Quale allora la strada? Che cosa era necessario per attuare questa rottura degli schemi? Che egli ci desse il suo Spirito, che il Signore oltrepassasse le frontiere tra l’io e il tu, e riversasse qualcosa del suo “io” nel nostro “io”.

E così non accade più che Dio rimane Dio e l’uomo rimane uomo. Non accade, nella Pentecoste, che Dio si manifesta un po’ di più di altre volte così come non accade che l’uomo, con questa esperienza, veda Dio in una nuova straordinaria forma…avviene che l’uomo, con il dono dello Spirito, entra nello spazio intimo di Dio, là dove egli si conosce e sa delle sue profondità e dei suoi segreti, nella intima soggettività di Dio…perché possa pensare con i pensieri di Dio, amare con l’amore di Dio. Perché solo chi entra nell’interiorità, chi si unisce nel credere e nell’amare, può anche comprendere.

E’ quello che sperimentano i discepoli che, come dice il Vangelo, sono nascosti, a porte chiuse nel luogo in cui si trovavano.

La Buona Notizia è che Gesù, attraverso il dono dello Spirito, passa attraverso tutte le nostre porte chiuse per raggiungerci ed aiutarci ad aprirle una dopo l’altra, per aiutarci cioè a discernere ciò che è buono e ciò che non serve, a farci comprendere che la storia è diventata nuova.

Sì…è diventata nuova come per i discepoli: da una storia che pensavano finita dopo la morte di Gesù ad una storia nuova che comincia coinvolgendoli da protagonisti: «…tutti furono colmati di Spirito Santo e cominciarono a parlare in altre lingue, nel modo in cui lo Spirito dava loro il potere di esprimersi».

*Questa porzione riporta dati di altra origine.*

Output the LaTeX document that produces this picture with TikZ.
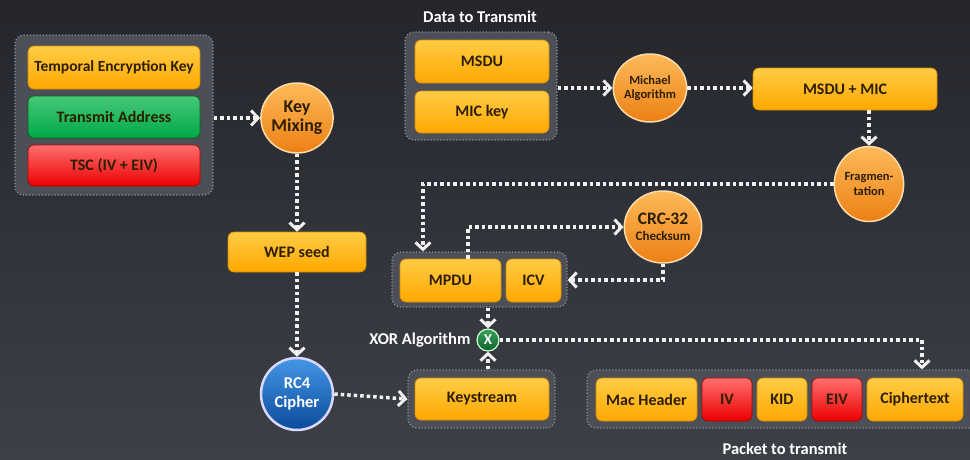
\documentclass[tikz,border=0pt]{standalone}
\usepackage{fontspec}
\setmainfont{Carlito}
\usetikzlibrary{arrows.meta,shapes.geometric}
\definecolor{bgtop}{RGB}{36,38,44}
\definecolor{bgbot}{RGB}{62,64,72}
\definecolor{ortop}{RGB}{255,204,70}
\definecolor{orbot}{RGB}{255,168,0}
\definecolor{ordraw}{RGB}{214,140,0}
\definecolor{rdtop}{RGB}{255,110,110}
\definecolor{rdbot}{RGB}{235,0,0}
\definecolor{grtop}{RGB}{70,200,120}
\definecolor{grbot}{RGB}{0,168,74}
\definecolor{txt}{RGB}{45,30,0}
\definecolor{grpfill}{RGB}{76,79,87}
\definecolor{grpdraw}{RGB}{140,143,150}
\definecolor{cotop}{RGB}{253,186,90}
\definecolor{cobot}{RGB}{236,128,20}
\definecolor{coedge}{RGB}{255,220,170}
\definecolor{bltop}{RGB}{70,150,230}
\definecolor{blbot}{RGB}{10,75,155}
\definecolor{xgtop}{RGB}{60,160,90}
\definecolor{xgbot}{RGB}{10,100,45}
\definecolor{flowc}{RGB}{240,240,240}
\tikzset{
  bx/.style={rounded corners=6pt, draw=ordraw, line width=0.6pt, top color=ortop, bottom color=orbot,
    font=\bfseries\fontsize{16}{18}\selectfont, text=txt, inner sep=0pt, minimum height=42pt},
  redbx/.style={bx, draw=red!70!black, top color=rdtop, bottom color=rdbot},
  grnbx/.style={bx, draw=green!40!black, top color=grtop, bottom color=grbot},
  grp/.style={rounded corners=9pt, fill=grpfill, draw=grpdraw, dotted, line width=1.2pt, inner sep=0pt},
  ocirc/.style={ellipse, top color=cotop, bottom color=cobot, draw=coedge, line width=1.5pt,
    text=txt, align=center, inner sep=0pt, font=\bfseries},
  bcirc/.style={circle, top color=bltop, bottom color=blbot, draw=white!85!blue, line width=2.5pt,
    text=white, align=center, inner sep=0pt, font=\bfseries\fontsize{16.5}{19}\selectfont},
  flow/.style={draw=flowc, line width=3.5pt, dash pattern=on 3.5pt off 3pt,
    -{Straight Barb[length=7pt,width=15pt,line width=3pt]}},
  lbl/.style={text=white, font=\bfseries\fontsize{16.5}{18}\selectfont},
}
\begin{document}
\begin{tikzpicture}[x=1pt,y=-1pt]
\useasboundingbox (0,0) rectangle (970,459);
\path[clip] (0,0) rectangle (970,459);
\shade[top color=bgtop, bottom color=bgbot] (0,0) rectangle (970,459);

% left key group
\node[grp, minimum width=198pt, minimum height=160pt] (g1) at (114,115) {};
\node[bx, minimum width=172pt, minimum height=43pt, font=\bfseries\fontsize{15.5}{18}\selectfont] (tek) at (114,67.5) {Temporal Encryption Key};
\node[grnbx, minimum width=172pt] (ta) at (114,117) {Transmit Address};
\node[redbx, minimum width=172pt, minimum height=41pt] (tsc) at (114,165.5) {TSC (IV + EIV)};

\node[ocirc, minimum width=70pt, minimum height=70pt, font=\bfseries\fontsize{18}{19}\selectfont] (km) at (297,118) {Key\\Mixing};
\node[bx, minimum width=138pt, minimum height=40pt] (wep) at (297,252) {WEP seed};
\node[bcirc, minimum size=72pt] (rc4) at (297,394) {RC4\\Cipher};

% data to transmit
\node[lbl] (dtt) at (480,17) {Data to Transmit};
\node[grp, minimum width=152pt, minimum height=108pt] (dg) at (481,86) {};
\node[bx, minimum width=134pt, minimum height=43pt] (msdu) at (482,61.5) {MSDU};
\node[bx, minimum width=134pt] (mic) at (482,112) {MIC key};

\node[ocirc, minimum width=66pt, minimum height=68pt, font=\bfseries\fontsize{12.5}{14}\selectfont] (mich) at (650,88) {Michael\\Algorithm};
\node[bx, minimum width=184pt] (mm) at (845,89) {MSDU + MIC};
\node[ocirc, minimum width=66pt, minimum height=75pt, font=\bfseries\fontsize{12.5}{15}\selectfont] (frag) at (869,184) {Fragmen-\\tation};

% MPDU group
\node[grp, minimum width=175pt, minimum height=55pt] (mpg) at (479.5,279.5) {};
\node[bx, minimum width=101pt, minimum height=43pt] (mpdu) at (450.5,280.5) {MPDU};
\node[bx, minimum width=55pt, minimum height=43pt] (icv) at (533.5,280.5) {ICV};

\node[ocirc, minimum width=72pt, minimum height=72pt] (crc) at (663,227) {{\fontsize{17.5}{19}\selectfont CRC-32}\\[4pt]{\fontsize{13}{14}\selectfont Checksum}};

% XOR
\node[circle, top color=xgtop, bottom color=xgbot, draw=white!80!green, line width=1.2pt, minimum size=22pt, inner sep=0pt,
  text=white, font=\bfseries\fontsize{15}{15}\selectfont] (xor) at (488,340) {X};
\node[lbl, anchor=east] (xorl) at (474,340) {XOR Algorithm};

% keystream
\node[grp, minimum width=147pt, minimum height=58pt] (ksg) at (481.5,399) {};
\node[bx, minimum width=134pt, minimum height=42pt] (ks) at (482,399) {Keystream};

% packet
\node[grp, minimum width=400pt, minimum height=58pt] (pg) at (787,399) {};
\node[bx, minimum width=101pt, minimum height=43pt] (mac) at (646.5,399.5) {Mac Header};
\node[redbx, minimum width=50pt, minimum height=43pt] (iv) at (727,399.5) {IV};
\node[bx, minimum width=50pt, minimum height=43pt] (kid) at (782,399.5) {KID};
\node[redbx, minimum width=50pt, minimum height=43pt] (eiv) at (837,399.5) {EIV};
\node[bx, minimum width=96pt, minimum height=43pt] (ct) at (915,399.5) {Ciphertext};
\node[lbl] (ptt) at (785,449) {Packet to transmit};

% coordinates
\coordinate (c1) at (423,184);
\coordinate (c2) at (468,227);
\coordinate (c3) at (663,280);
\coordinate (c4) at (922,340);

% connectors
\draw[flow] (g1.east |- km.west) -- (km.west);
\draw[flow] (km.south) -- (wep.north);
\draw[flow] (wep.south) -- (rc4.north);
\draw[flow] (rc4.east) -- (ksg.west);
\draw[flow] (dg.east |- mich.west) -- (mich.west);
\draw[flow] (mich.east) -- (mm.west |- mich.east);
\draw[flow] (frag.north |- mm.south) -- (frag.north);
\draw[flow] (frag.west) -- (c1) -- (c1 |- mpg.north);
\draw[flow] (c2 |- mpdu.north) -- (c2) -- (crc.west);
\draw[flow] (crc.south) -- (c3) -- (mpg.east |- c3);
\draw[flow] (xor.north |- mpg.south) -- (xor.north);
\draw[flow] (xor.south |- ksg.north) -- (xor.south);
\draw[flow] (xor.east) -- (c4) -- (c4 |- pg.north);
\end{tikzpicture}
\end{document}
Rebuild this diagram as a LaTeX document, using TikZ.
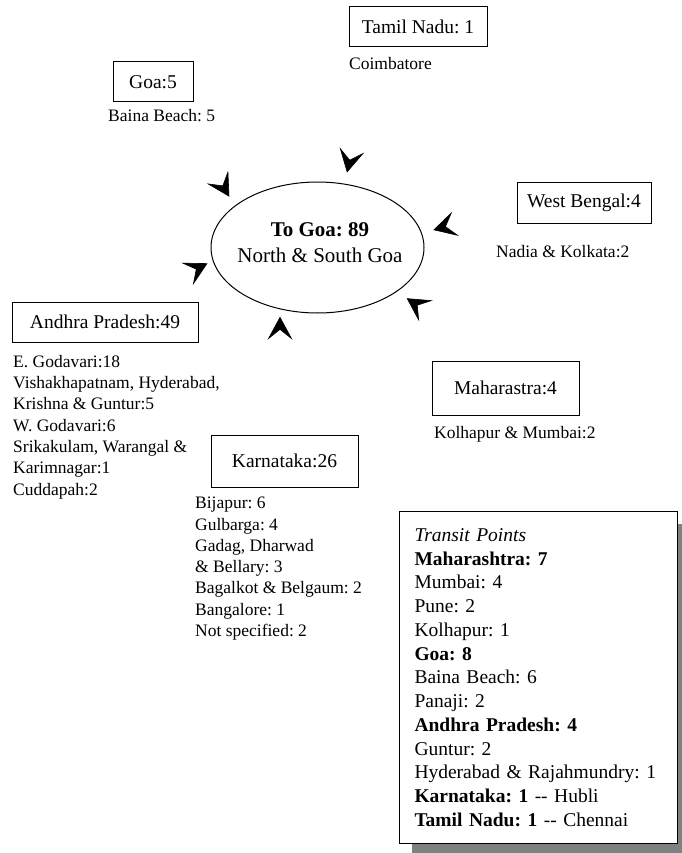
\documentclass[tikz,border=0pt]{standalone}
\usepackage{fontspec}
\setmainfont{Liberation Serif}
\usetikzlibrary{arrows.meta,calc,shapes.geometric,shadows}

\newcommand{\bigtxt}{\fontsize{19.5}{23.75}\selectfont}
\newcommand{\smalltxt}{\fontsize{17.5}{21.3}\selectfont}
\newcommand{\goatxt}{\fontsize{21}{26}\selectfont}
\frenchspacing

\begin{document}
\begin{tikzpicture}
  [x=1pt,y=-1pt,
   box/.style={draw,line width=1pt,inner sep=0pt,font=\bigtxt},
   list/.style={align=left,inner sep=0pt,font=\smalltxt},
   tip/.style={-{Stealth[length=23pt,width=25pt,inset=10pt]},line width=0.6pt}]
  \useasboundingbox (0,0) rectangle (681,853);

  % destination
  \node[ellipse,draw,line width=1pt,minimum width=213pt,minimum height=131pt,inner sep=0pt]
    (goa) at (317.5,247.5) {};
  \node[align=center,inner sep=0pt,font=\goatxt] (goat) at (320,243)
    {\textbf{To Goa: 89}\\North \& South Goa};

  % source states
  \node[box,minimum width=138pt,minimum height=40pt] (tn) at (418,27) {Tamil Nadu: 1};
  \node[box,minimum width=80pt,minimum height=40pt] (g5) at (153,82) {Goa:5};
  \node[box,minimum width=134pt,minimum height=41pt] (wb) at (584,202.5) {West Bengal:4};
  \node[box,minimum width=147pt,minimum height=54pt] (mh) at (505.5,388) {Maharastra:4};
  \node[box,minimum width=186pt,minimum height=40pt] (ap) at (105,322) {Andhra Pradesh:49};
  \node[box,minimum width=147pt,minimum height=52pt] (ka) at (284.5,461) {Karnataka:26};

  % districts
  \node[list,anchor=base west] (tnd) at (349,70) {Coimbatore};
  \node[list,anchor=base west] (g5d) at (108,122) {Baina Beach: 5};
  \node[list,anchor=base west] (wbd) at (496,257) {Nadia \& Kolkata:2};
  \node[list,anchor=base west] (mhd) at (434,438) {Kolhapur \& Mumbai:2};
  \node[list,anchor=north west] (apd) at (13,355)
    {E. Godavari:18\\Vishakhapatnam, Hyderabad,\\Krishna \& Guntur:5\\W. Godavari:6\\
     Srikakulam, Warangal \&\\Karimnagar:1\\Cuddapah:2};
  \node[list,anchor=north west] (kad) at (195,497)
    {Bijapur: 6\\Gulbarga: 4\\Gadag, Dharwad\\\& Bellary: 3\\Bagalkot \& Belgaum: 2\\
     Bangalore: 1\\Not specified: 2};

  % transit points
  \node[draw,fill=white,line width=1pt,anchor=north west,minimum width=278pt,
        minimum height=332pt,text width=248pt,inner xsep=15pt,align=left,font=\bigtxt,
        general shadow={fill=black!50,shadow xshift=12pt,shadow yshift=-12pt}] (tr) at (399,511)
    {\textit{Transit Points}\\\textbf{Maharashtra: 7}\\Mumbai: 4\\Pune: 2\\Kolhapur: 1\\
     \textbf{Goa: 8}\\Baina Beach: 6\\Panaji: 2\\\textbf{Andhra Pradesh: 4}\\Guntur: 2\\
     Hyderabad \& Rajahmundry: 1\\\textbf{Karnataka: 1} -{}- Hubli\\
     \textbf{Tamil Nadu: 1} -{}- Chennai};

  % arrowheads round the destination
  \foreach \tx/\ty/\bx/\by [count=\i] in {347/172.5/351.8/150.3, 229.3/196.7/217.7/177.4,
      433.3/230/454.2/224.2, 207.5/263.3/186/274.5, 406.7/298.3/425.8/310.8,
      280/316.7/280/338.3}
  {
    \coordinate (h\i) at (\tx,\ty);
    \coordinate (b\i) at ($(h\i)!11pt!(\bx,\by)$);
    \draw[tip] (b\i) -- (h\i);
  }
\end{tikzpicture}
\end{document}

Il mistero della Pentecoste non è un mistero di chiusura ma di apertura per tutti e a tutti.

Noi siamo, su questa terra, apertura al cielo per ogni uomo – «…Parti, Medi, Elamiti; abitanti della Mesopotamia, della Giudea e della Cappadocia, del Ponto e dell’Asia, della Frigia e della Panfilia, dell’Egitto e delle parti della Libia vicino a Cirene, Romani qui residenti, Giudei e proseliti, Cretesi e Arabi…» – e ciascuno di noi è chiamato a testimoniare qualcosa dello splendore della gloria con cui il Figlio di Dio è apparso, inviato dal Padre, qualcosa di quell’abissalità di amore senza perché, che non si basa sui calcoli, è che per l’uomo di questo mondo è occasione di incessante stupore.